Both Griffin and Snively said they would back the referendum, even though they opposed holding it in November. Snively said she simply believed the district needed to take more time to get its house in order, to convince voters it can be trusted with more tax dollars.
"They're starting to open up to the possibility," she said after the session. "At the end of the day, Ms. Stuart is right. It's about the students. It kills me we don't have our house in order, and our students are the ones who are suffering."
Superintendent Jeff Eakins took no stance on the timing of the referendum, though he did urge caution to ensure it does better than simply getting on the ballot. He did tell the board that he has worked diligently to get the "house in order," both financially and academically.
The district has reduced 1,900 positions since 2015, he said, while also renegotiating contracts, selling surplus real estate and taking other steps to increase efficiency while building up reserves and driving down debt.
Yet revenue has not kept up with what Eakins called the 3B's — $1 billion in outstanding mortgages, $1 billion in deferred maintenance and $1 billion in capacity for growth.
"We don't have the revenue coming in to tackle the issues," Eakins said.
That's why the list of projects for the anticipated $131 million in annual sales tax income is clear, he said.
Members of the public encouraged the board to jump in, regardless of any competition with a transportation initiative. They argued people look to an area's schools more than its transportation system when choosing a place to live, and the schools need help now.
"Put it on the ballot and get some equity in these schools," longtime district critic Joe Robinson said, referring to some of the "raggedy" schools in lower-income parts of town. "Please let the voters decide. That's all we're asking."
Teachers union leaders said they would help push the referendum, too.
"I think the case is very clear that we need more," said Stephanie Baxter Jenkins, Hillsborough Classroom Teachers Association executive director. "There are over 200 schools in this district, and they are old. They are beautiful, and they have all the issues that 100 year old buildings have."
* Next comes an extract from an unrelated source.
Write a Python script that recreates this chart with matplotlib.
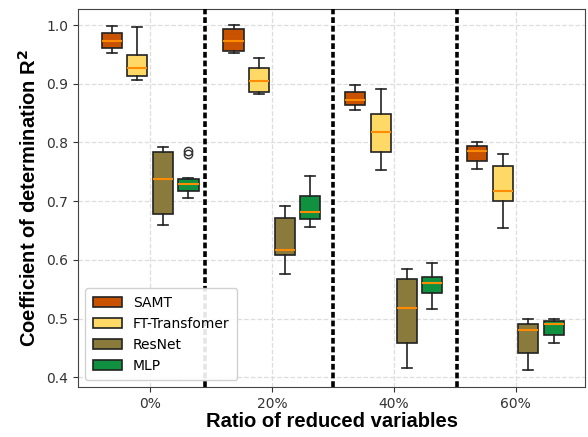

Not everyone was on the same page, though.
Terry Kemple, another frequent critic, said the board had too much convincing left to do.
"You have to do something to restore our trust," Kemple said, though adding that November would be better than March, because a win for transportation would likely seal any chances for a board referendum in the spring.
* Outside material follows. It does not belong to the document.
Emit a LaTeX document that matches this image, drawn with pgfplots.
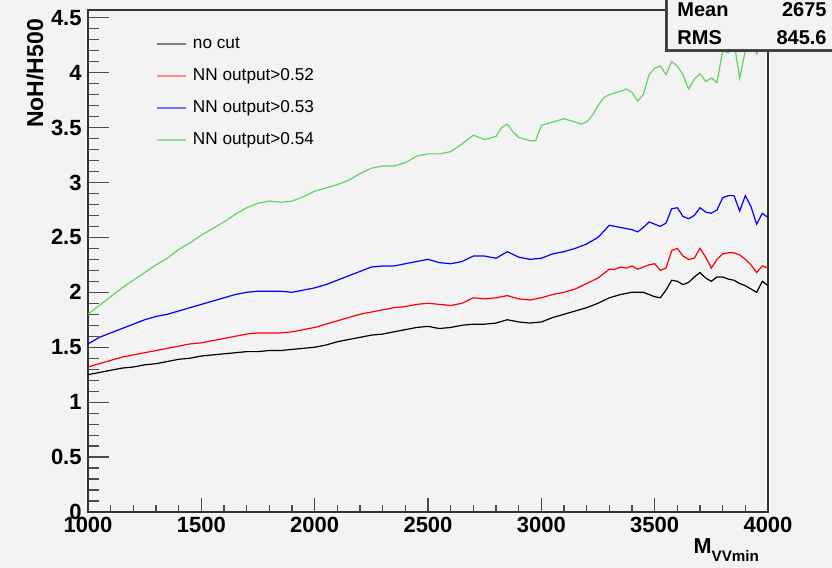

Board members did not need much of a push to support the referendum. All generally agreed, as chairwoman Sally Harris put it, "We are in crisis. The revenue is needed not a year from now or 5 years from now. … This is not a wish list, guys."
The issue really boiled down to timing.
Members said they initially looked to a March vote because they had the impression it would take six months to get a state audit completed. Then they saw the transportation initiative get one in short weeks, after having asked after the board.
"Hmmm, I wonder how that happened," Harris said.
That prompted them to give the November time frame a closer look.
They also worried about having the question near the bottom of a ballot filled with controversial constitutional amendments that might put voters in a "no" frame of mind.
But at the end of the two-hour meeting, they determined that the need outweighed the political concerns. There's never a good time, board member Lynn Gray pointed out.
"Families see it and they know this district is suffering," board vice chair Tamara Shamburger said. "I think the community is ready for it."